Many commenters note the exponential adoption rates for mobile connectivity, but they don’t always talk about the implications. A sudden population shift to seamless anytime, anywhere connections with anybody means that although many of us think we’ve experienced rapid and profound technology-driven disruptions, we ain’t seen nothin’ yet. Rapid and profound: again, the coming digital disruption will change not just processes but relationships. Thus the pressure to transform enterprises will come from not just technologists or number-crunchers but consumers themselves.
Sure, headquarters may exert pressure to reinvent the branch in the face of declining performance numbers - but consumers will exert greater pressure because they will be exasperated at doing their banking the same stodgy way their grandparents did. Sure, the board of directors may encourage involvement in new payment technologies — but that involvement will blossom or falter based on how the organization can respond to pressure from partners or consumers to add meaningful value to the new relationships involved in these new digital formats. Most coming bank challenges — how to innovate new services, manage complexity and risk, relate to consumers, and so on — will depend on a deep understanding the new relationships produced by digital disruption.

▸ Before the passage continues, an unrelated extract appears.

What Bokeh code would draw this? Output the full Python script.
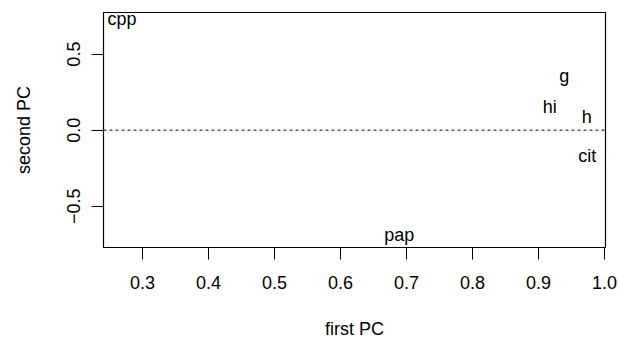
from bokeh.plotting import figure
from bokeh.models import (ColumnDataSource, Range1d, FixedTicker, PrintfTickFormatter,
                          CustomJSTickFormatter, Span)
from bokeh.core.properties import value
from bokeh.embed import file_html
from bokeh.resources import INLINE

# ---- data ----
labels = ["cpp", "pap", "g", "hi", "h", "cit"]
first_pc = [0.269, 0.689, 0.939, 0.917, 0.973, 0.974]
second_pc = [0.734, -0.692, 0.353, 0.153, 0.084, -0.170]
x_ticks = [0.3, 0.4, 0.5, 0.6, 0.7, 0.8, 0.9, 1.0]
y_ticks = [-0.5, 0.0, 0.5]
x_limits = (0.2409, 1.0015)
y_limits = (-0.772, 0.7737)
ref_line = 0.0

FONT = "Liberation Sans"
FS = "18px"

p = figure(width=619, height=341, x_range=Range1d(*x_limits), y_range=Range1d(*y_limits),
           output_backend="svg", toolbar_location=None,
           min_border_left=103, min_border_right=14, min_border_top=12, min_border_bottom=94)

p.background_fill_color = "white"
p.border_fill_color = "white"
p.outline_line_color = "black"
p.outline_line_width = 1.2
p.xgrid.visible = False
p.ygrid.visible = False

for ax in (p.xaxis[0], p.yaxis[0]):
    ax.axis_line_color = None
    ax.major_tick_in = 0
    ax.major_tick_out = 12
    ax.minor_tick_line_color = None
    ax.major_tick_line_color = "black"
    ax.major_tick_line_width = 1
    ax.major_label_text_font = FONT
    ax.major_label_text_font_size = FS
    ax.major_label_text_color = "black"
    ax.axis_label_text_font = FONT
    ax.axis_label_text_font_size = FS
    ax.axis_label_text_font_style = "normal"
    ax.axis_label_text_color = "black"

p.xaxis[0].major_label_standoff = 16
p.yaxis[0].major_label_standoff = 11
p.xaxis[0].axis_label = "first PC"
p.yaxis[0].axis_label = "second PC"
p.xaxis[0].axis_label_standoff = 27
p.yaxis[0].axis_label_standoff = 31

p.xaxis[0].ticker = FixedTicker(ticks=x_ticks)
p.xaxis[0].formatter = PrintfTickFormatter(format="%.1f")
p.yaxis[0].ticker = FixedTicker(ticks=y_ticks)
p.yaxis[0].formatter = CustomJSTickFormatter(
    code="return tick < 0 ? '\\u2212' + Math.abs(tick).toFixed(1) : tick.toFixed(1);")
p.yaxis[0].major_label_orientation = "vertical"

p.add_layout(Span(location=ref_line, dimension="width", line_color="black",
                  line_width=1, line_dash="3 3"))

src = ColumnDataSource(dict(x=first_pc, y=second_pc, label=labels))
p.text(x="x", y="y", text="label", source=src, text_font=value(FONT),
       text_font_size=FS, text_align="center", text_baseline="middle", text_color="black")

open("out.html", "w").write(file_html(p, INLINE))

At A.T. Kearney, we’ve been watching these signs of digital disruption and working with companies seeking to exploit them. But we’ve been surprised at how many organizations don’t really have that deep understanding. Some bandy about phrases such as omni-channel consumer engagement or new digital products and services, but few have put together a big-picture view of how these trends might combine to reconfigure their traditional value chains. And so over the next several months, I’ll be sharing some details of how we at A.T. Kearney see the mega-trends of digital disruption affecting traditional practices, showing how they fit into that big picture.
But the first step is a general acknowledgement: Big changes are coming, driven by consumers empowered by new technologies. Are these changes an existential threat or a transformative opportunity? The answer may depend on how effectively an organization comes to grips with digital disruption.